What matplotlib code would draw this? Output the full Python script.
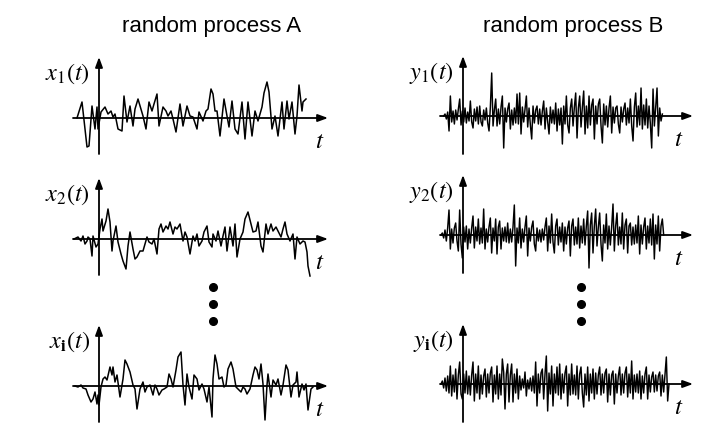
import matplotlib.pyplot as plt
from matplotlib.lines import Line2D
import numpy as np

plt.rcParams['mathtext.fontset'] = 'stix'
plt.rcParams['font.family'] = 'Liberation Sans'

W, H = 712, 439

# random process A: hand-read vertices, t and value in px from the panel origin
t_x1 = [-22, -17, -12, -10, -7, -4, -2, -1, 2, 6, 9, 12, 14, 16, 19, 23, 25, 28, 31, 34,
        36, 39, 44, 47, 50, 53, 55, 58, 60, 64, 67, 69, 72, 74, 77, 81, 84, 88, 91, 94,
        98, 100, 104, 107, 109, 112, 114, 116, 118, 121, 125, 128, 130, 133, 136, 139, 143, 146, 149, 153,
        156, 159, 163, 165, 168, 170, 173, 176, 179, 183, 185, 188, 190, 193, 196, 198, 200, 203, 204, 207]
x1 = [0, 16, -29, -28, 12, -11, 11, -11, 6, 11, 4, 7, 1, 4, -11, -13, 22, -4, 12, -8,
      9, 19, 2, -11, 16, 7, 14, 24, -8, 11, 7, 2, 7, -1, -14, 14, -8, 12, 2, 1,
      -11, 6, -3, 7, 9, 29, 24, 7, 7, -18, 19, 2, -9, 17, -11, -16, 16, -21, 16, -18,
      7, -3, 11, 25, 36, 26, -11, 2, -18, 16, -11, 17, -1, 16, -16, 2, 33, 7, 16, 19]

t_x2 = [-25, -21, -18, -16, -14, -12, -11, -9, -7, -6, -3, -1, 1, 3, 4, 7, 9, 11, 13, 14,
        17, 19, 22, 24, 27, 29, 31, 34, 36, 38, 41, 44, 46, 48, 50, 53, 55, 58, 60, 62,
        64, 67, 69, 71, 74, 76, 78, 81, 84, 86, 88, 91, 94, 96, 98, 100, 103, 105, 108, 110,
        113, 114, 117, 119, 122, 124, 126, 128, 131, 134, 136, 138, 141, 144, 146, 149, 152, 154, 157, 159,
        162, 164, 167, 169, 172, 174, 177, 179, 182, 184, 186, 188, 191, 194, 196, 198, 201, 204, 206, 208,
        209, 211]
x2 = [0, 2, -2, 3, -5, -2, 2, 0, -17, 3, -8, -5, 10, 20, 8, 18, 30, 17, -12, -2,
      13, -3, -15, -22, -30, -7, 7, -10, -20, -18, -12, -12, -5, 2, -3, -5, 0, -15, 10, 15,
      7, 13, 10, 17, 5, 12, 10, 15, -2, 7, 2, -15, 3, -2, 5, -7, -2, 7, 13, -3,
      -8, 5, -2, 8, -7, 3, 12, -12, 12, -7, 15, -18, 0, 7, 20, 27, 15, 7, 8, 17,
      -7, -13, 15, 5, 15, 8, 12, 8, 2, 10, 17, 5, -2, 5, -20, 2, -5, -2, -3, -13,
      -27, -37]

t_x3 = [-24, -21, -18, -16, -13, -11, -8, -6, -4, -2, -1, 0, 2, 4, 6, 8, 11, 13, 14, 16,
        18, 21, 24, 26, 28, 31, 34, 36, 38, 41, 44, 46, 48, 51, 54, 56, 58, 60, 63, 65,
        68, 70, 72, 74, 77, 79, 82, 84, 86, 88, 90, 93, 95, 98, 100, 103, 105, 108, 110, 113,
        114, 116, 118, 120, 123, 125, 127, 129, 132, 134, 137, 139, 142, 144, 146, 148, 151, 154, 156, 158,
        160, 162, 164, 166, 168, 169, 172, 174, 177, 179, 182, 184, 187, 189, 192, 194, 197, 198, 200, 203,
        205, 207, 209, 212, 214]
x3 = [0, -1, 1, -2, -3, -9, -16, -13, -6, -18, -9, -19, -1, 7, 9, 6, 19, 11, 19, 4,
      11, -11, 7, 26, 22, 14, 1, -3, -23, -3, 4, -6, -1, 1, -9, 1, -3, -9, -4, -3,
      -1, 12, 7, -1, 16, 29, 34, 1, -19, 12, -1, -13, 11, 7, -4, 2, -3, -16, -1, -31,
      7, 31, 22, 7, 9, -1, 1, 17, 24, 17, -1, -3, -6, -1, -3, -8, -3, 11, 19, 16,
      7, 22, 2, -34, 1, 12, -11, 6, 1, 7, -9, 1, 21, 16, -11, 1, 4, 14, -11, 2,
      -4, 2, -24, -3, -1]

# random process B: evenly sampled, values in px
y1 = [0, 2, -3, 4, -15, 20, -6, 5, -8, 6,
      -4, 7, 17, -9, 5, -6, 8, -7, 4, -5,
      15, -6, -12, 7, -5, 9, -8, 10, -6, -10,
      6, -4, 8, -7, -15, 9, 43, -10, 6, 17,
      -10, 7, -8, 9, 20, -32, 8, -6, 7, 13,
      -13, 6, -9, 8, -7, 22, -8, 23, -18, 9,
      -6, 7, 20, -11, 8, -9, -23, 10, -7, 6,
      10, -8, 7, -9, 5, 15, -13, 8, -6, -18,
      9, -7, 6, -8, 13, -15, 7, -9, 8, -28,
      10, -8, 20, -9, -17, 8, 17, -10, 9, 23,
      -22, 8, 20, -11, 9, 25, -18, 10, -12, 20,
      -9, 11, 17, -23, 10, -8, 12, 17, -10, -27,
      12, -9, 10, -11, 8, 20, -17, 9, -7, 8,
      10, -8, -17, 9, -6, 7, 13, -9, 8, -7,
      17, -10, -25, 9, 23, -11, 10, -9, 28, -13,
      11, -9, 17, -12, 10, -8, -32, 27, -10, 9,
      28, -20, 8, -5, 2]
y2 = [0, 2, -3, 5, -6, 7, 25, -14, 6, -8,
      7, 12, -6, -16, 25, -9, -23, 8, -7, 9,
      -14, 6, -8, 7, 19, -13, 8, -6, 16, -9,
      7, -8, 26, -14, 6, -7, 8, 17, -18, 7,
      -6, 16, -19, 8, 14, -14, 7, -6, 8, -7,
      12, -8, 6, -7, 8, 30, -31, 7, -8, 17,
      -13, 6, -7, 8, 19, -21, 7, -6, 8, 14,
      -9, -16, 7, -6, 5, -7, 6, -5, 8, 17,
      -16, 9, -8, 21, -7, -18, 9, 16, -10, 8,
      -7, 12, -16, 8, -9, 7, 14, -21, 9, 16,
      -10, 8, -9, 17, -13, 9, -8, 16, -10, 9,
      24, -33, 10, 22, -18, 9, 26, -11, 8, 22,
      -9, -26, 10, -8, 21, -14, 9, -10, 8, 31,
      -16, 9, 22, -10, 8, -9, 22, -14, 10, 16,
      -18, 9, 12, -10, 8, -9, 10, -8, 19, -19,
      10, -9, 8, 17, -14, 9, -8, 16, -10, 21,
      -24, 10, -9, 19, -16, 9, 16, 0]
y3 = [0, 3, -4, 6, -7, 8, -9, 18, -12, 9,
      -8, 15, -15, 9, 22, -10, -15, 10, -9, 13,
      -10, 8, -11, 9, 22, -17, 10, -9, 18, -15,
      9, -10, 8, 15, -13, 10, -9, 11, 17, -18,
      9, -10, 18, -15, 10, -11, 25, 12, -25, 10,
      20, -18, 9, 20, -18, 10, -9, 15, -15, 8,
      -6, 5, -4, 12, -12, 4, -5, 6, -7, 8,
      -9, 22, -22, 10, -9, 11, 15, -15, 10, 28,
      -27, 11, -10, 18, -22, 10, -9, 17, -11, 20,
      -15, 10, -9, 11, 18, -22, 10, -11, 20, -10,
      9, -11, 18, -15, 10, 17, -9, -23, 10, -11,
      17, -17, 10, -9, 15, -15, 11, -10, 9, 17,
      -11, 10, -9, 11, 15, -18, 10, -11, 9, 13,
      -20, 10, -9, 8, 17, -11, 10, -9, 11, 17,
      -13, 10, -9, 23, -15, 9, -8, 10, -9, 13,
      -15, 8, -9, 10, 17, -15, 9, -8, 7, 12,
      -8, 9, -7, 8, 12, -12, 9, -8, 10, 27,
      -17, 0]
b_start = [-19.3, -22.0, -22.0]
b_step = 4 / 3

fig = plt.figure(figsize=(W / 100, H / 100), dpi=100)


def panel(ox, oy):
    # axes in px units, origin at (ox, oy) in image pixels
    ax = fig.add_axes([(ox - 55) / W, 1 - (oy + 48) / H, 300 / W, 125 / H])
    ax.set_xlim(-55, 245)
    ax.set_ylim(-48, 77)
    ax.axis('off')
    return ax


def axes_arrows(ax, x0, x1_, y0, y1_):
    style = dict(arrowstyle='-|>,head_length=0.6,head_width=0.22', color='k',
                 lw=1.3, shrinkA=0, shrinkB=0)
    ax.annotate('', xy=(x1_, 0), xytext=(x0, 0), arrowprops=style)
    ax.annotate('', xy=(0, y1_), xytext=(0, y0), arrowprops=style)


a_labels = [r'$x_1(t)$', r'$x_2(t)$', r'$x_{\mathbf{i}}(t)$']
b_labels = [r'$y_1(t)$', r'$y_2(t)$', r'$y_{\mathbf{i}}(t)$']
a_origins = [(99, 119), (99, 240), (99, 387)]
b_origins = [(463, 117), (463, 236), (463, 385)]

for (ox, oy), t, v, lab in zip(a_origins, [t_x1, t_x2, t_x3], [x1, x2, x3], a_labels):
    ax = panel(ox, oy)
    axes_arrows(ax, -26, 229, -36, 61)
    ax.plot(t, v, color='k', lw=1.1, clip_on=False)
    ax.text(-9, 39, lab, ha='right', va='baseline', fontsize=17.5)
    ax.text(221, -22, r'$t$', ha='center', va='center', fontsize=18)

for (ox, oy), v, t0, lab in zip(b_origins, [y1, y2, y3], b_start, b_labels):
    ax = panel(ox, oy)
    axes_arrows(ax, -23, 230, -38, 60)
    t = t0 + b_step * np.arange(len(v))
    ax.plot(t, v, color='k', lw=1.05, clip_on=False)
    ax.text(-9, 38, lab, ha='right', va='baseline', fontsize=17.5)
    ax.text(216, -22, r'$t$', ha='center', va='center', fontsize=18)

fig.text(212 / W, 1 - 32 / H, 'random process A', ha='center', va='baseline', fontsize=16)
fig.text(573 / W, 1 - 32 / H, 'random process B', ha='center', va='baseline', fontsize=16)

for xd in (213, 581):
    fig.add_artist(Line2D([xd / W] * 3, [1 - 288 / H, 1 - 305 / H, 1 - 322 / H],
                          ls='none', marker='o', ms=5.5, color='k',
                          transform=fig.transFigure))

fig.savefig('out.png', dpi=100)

══════════════════════════════

#### [What to work on]
Starting at the top of the listing above, please restate word for word each line up to and including the one that holds "33, 7, 16, 19]", omitting every image.

#### [Reply to the exercise]
What matplotlib code would draw this? Output the full Python script.
import matplotlib.pyplot as plt
from matplotlib.lines import Line2D
import numpy as np

plt.rcParams['mathtext.fontset'] = 'stix'
plt.rcParams['font.family'] = 'Liberation Sans'

W, H = 712, 439

# random process A: hand-read vertices, t and value in px from the panel origin
t_x1 = [-22, -17, -12, -10, -7, -4, -2, -1, 2, 6, 9, 12, 14, 16, 19, 23, 25, 28, 31, 34,
        36, 39, 44, 47, 50, 53, 55, 58, 60, 64, 67, 69, 72, 74, 77, 81, 84, 88, 91, 94,
        98, 100, 104, 107, 109, 112, 114, 116, 118, 121, 125, 128, 130, 133, 136, 139, 143, 146, 149, 153,
        156, 159, 163, 165, 168, 170, 173, 176, 179, 183, 185, 188, 190, 193, 196, 198, 200, 203, 204, 207]
x1 = [0, 16, -29, -28, 12, -11, 11, -11, 6, 11, 4, 7, 1, 4, -11, -13, 22, -4, 12, -8,
      9, 19, 2, -11, 16, 7, 14, 24, -8, 11, 7, 2, 7, -1, -14, 14, -8, 12, 2, 1,
      -11, 6, -3, 7, 9, 29, 24, 7, 7, -18, 19, 2, -9, 17, -11, -16, 16, -21, 16, -18,
      7, -3, 11, 25, 36, 26, -11, 2, -18, 16, -11, 17, -1, 16, -16, 2, 33, 7, 16, 19]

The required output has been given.